TASK DIRECTIONS: Your output must consist solely of the lines from the "Recreate this image" line through the "import * as" line, exactly as written, without images.
++++++++++
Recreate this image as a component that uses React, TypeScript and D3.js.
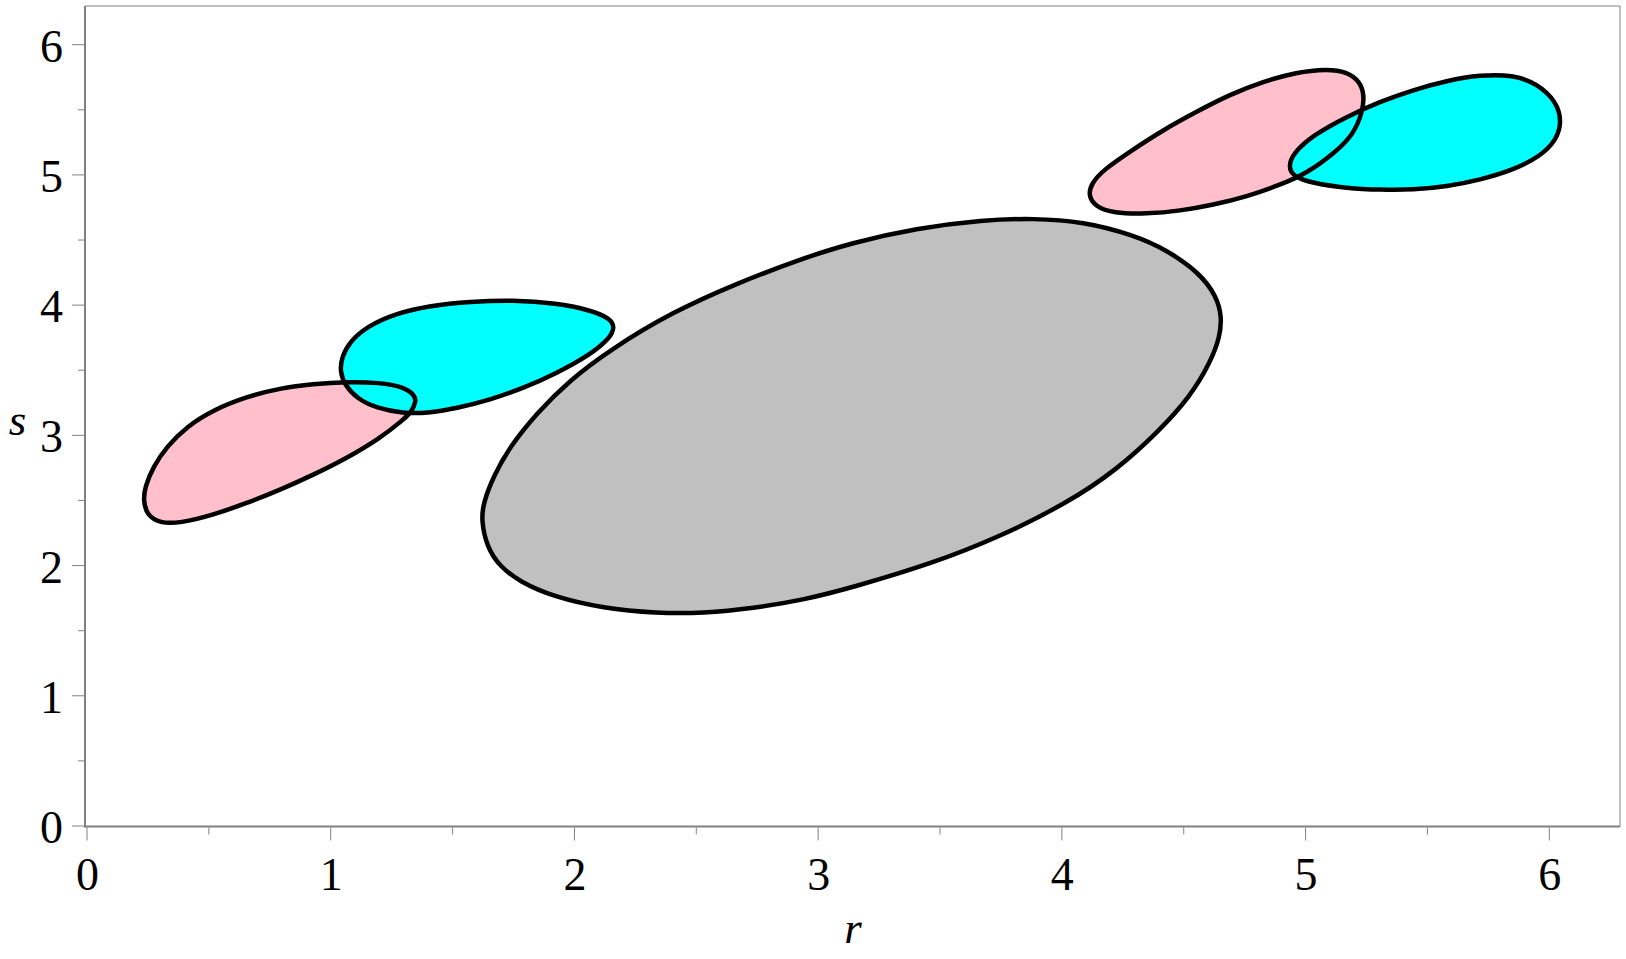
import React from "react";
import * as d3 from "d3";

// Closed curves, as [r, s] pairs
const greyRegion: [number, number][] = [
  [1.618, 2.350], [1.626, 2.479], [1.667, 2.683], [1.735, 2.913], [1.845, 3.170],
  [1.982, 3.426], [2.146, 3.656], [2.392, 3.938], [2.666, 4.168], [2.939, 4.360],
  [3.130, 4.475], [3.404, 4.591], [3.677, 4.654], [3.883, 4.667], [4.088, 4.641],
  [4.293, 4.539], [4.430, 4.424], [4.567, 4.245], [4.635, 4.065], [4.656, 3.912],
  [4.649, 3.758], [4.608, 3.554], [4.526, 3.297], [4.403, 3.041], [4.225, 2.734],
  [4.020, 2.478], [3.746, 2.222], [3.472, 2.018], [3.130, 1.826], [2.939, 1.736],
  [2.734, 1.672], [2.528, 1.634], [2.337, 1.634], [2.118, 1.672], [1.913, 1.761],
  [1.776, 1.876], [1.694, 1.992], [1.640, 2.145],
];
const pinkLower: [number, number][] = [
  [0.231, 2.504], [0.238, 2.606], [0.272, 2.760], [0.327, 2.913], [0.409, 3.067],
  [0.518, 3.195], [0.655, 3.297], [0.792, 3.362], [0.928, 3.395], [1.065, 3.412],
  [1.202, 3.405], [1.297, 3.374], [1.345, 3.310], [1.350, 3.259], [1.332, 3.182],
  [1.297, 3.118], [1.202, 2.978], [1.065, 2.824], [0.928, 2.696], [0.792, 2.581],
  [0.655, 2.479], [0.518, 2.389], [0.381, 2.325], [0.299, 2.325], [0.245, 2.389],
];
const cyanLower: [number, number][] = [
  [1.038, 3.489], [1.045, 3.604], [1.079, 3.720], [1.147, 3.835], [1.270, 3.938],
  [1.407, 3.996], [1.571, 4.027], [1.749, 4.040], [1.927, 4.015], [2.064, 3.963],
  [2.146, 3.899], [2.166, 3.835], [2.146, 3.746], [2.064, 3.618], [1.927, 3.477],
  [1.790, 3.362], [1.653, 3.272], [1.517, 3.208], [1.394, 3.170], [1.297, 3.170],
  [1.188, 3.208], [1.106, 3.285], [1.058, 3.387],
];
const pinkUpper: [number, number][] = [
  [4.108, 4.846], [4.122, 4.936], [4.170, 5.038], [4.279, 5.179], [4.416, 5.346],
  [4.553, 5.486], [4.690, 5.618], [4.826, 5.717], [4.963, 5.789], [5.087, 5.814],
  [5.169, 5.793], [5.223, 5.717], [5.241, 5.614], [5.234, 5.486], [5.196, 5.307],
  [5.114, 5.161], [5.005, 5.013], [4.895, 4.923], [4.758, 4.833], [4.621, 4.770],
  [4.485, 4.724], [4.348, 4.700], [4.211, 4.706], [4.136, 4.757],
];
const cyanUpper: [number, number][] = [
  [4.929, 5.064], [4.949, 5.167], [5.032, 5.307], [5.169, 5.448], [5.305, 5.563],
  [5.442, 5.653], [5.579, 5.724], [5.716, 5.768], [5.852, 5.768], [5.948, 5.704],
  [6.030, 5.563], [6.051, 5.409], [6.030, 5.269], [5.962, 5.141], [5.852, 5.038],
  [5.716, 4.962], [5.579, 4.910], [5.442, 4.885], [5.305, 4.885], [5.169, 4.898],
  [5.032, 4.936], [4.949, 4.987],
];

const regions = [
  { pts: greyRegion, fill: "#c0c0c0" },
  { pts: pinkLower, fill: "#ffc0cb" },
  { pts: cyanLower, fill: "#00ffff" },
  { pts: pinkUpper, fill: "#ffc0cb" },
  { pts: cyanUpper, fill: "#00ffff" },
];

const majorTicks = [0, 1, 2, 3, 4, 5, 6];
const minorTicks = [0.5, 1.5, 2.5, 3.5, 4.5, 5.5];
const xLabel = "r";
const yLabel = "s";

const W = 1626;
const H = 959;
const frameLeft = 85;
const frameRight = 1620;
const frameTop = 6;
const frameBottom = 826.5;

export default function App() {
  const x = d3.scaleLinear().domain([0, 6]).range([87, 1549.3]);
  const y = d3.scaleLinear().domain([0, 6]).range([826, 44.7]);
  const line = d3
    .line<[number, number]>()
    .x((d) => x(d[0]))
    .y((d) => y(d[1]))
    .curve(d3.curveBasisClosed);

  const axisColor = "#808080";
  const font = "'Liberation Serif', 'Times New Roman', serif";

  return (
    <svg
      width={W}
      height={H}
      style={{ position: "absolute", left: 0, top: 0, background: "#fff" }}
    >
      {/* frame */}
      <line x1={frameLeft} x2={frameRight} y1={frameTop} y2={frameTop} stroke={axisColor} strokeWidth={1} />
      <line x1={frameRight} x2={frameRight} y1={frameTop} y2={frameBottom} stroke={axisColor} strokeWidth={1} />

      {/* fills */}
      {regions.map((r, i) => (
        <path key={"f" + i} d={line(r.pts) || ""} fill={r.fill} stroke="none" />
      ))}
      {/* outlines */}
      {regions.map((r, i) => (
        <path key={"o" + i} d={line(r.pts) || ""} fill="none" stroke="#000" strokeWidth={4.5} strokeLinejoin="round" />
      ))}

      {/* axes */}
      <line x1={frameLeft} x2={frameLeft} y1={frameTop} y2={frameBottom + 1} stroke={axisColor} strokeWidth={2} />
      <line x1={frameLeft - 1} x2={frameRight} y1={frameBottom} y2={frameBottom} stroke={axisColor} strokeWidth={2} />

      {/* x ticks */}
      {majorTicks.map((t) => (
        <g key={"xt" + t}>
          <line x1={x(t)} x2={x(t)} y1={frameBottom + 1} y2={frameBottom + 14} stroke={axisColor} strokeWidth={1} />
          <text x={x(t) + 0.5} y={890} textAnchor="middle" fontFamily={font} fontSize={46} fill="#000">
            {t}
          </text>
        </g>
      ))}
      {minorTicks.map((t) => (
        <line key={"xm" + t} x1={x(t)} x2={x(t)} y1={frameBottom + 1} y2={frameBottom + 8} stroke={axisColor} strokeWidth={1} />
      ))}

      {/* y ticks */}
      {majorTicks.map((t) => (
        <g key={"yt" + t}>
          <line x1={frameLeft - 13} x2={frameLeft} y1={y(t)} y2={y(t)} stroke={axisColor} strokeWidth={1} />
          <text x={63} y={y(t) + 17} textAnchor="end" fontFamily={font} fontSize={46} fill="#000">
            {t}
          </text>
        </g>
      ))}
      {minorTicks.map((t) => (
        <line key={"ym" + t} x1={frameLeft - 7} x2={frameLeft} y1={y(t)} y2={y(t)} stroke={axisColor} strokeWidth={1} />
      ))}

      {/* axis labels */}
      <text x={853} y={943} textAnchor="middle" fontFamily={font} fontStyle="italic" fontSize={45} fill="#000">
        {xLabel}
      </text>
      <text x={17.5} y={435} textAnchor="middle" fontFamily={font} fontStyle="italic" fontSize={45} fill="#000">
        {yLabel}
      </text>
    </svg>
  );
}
++++++++++
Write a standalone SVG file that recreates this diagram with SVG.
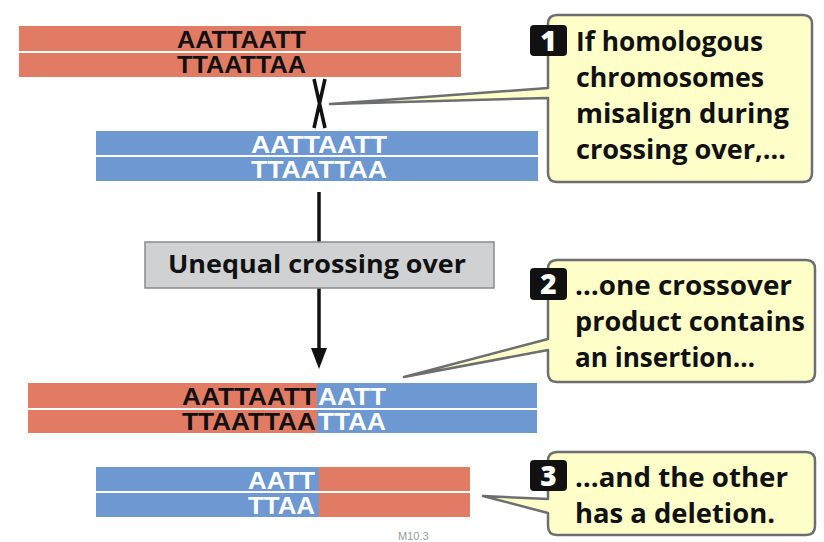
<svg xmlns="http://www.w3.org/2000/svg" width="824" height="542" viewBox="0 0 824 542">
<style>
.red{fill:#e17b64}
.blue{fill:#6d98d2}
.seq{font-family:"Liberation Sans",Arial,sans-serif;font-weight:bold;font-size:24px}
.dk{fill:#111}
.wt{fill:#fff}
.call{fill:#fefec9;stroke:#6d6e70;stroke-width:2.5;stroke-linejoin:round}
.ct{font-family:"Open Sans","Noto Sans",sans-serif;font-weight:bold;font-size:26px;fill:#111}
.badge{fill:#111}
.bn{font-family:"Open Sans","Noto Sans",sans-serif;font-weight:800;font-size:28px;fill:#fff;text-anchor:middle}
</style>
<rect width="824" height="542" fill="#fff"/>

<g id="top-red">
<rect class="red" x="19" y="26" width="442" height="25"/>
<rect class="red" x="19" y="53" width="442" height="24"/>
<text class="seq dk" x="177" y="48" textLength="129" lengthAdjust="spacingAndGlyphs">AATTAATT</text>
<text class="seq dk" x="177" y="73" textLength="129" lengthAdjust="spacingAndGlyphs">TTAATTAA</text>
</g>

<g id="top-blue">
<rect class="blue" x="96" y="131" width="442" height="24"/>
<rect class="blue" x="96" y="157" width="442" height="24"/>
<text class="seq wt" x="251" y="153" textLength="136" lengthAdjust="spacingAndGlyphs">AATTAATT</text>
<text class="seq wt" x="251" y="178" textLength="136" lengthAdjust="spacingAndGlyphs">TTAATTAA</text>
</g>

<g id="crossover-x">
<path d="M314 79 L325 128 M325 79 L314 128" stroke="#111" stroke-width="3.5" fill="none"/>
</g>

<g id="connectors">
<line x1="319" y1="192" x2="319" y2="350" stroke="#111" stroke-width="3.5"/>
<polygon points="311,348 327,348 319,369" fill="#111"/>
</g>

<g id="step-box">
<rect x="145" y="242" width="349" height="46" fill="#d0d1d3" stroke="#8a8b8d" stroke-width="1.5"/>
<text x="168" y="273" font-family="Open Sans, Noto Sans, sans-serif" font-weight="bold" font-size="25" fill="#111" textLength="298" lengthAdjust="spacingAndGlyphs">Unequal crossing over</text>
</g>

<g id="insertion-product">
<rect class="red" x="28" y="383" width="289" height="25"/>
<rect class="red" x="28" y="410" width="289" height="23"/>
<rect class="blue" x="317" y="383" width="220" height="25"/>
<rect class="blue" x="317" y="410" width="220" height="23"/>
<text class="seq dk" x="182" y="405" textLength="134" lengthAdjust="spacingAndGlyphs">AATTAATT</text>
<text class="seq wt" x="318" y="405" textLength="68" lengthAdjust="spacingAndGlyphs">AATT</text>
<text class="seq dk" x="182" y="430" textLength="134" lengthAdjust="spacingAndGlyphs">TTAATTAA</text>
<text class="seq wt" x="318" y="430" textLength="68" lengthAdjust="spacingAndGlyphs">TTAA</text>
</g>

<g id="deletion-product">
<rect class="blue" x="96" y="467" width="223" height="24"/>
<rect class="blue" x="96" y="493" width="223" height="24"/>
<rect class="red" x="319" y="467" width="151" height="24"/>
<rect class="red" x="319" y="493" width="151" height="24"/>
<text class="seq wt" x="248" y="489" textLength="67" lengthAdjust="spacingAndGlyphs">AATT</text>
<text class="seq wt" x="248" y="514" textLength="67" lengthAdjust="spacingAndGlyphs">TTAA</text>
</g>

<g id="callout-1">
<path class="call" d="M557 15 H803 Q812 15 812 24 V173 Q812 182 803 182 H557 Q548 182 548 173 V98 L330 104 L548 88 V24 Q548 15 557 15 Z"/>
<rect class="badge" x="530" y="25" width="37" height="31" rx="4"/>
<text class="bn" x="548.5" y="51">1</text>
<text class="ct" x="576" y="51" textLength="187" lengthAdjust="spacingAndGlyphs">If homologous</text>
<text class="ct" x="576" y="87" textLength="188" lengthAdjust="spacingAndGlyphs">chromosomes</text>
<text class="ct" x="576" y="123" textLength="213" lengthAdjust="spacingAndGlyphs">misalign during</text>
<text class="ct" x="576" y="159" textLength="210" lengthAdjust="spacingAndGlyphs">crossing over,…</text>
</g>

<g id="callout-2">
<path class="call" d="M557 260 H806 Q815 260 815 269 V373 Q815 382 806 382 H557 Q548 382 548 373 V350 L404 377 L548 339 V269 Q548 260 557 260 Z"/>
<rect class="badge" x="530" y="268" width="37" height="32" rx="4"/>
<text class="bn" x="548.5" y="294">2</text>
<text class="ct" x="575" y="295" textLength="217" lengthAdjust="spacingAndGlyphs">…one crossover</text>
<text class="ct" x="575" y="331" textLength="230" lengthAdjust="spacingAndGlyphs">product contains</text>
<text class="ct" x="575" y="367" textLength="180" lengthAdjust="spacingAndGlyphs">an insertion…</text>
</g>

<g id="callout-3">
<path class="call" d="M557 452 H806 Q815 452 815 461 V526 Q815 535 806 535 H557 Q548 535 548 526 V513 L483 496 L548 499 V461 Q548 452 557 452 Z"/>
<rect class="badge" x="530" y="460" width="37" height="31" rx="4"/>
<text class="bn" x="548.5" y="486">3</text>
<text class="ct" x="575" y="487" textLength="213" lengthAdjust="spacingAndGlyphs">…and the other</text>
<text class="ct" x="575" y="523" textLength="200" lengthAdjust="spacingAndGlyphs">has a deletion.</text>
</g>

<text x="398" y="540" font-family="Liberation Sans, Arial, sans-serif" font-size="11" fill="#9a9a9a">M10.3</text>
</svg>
++++++++++
ANSWER:
Recreate this image as a component that uses React, TypeScript and D3.js.
import React from "react";
import * as d3 from "d3";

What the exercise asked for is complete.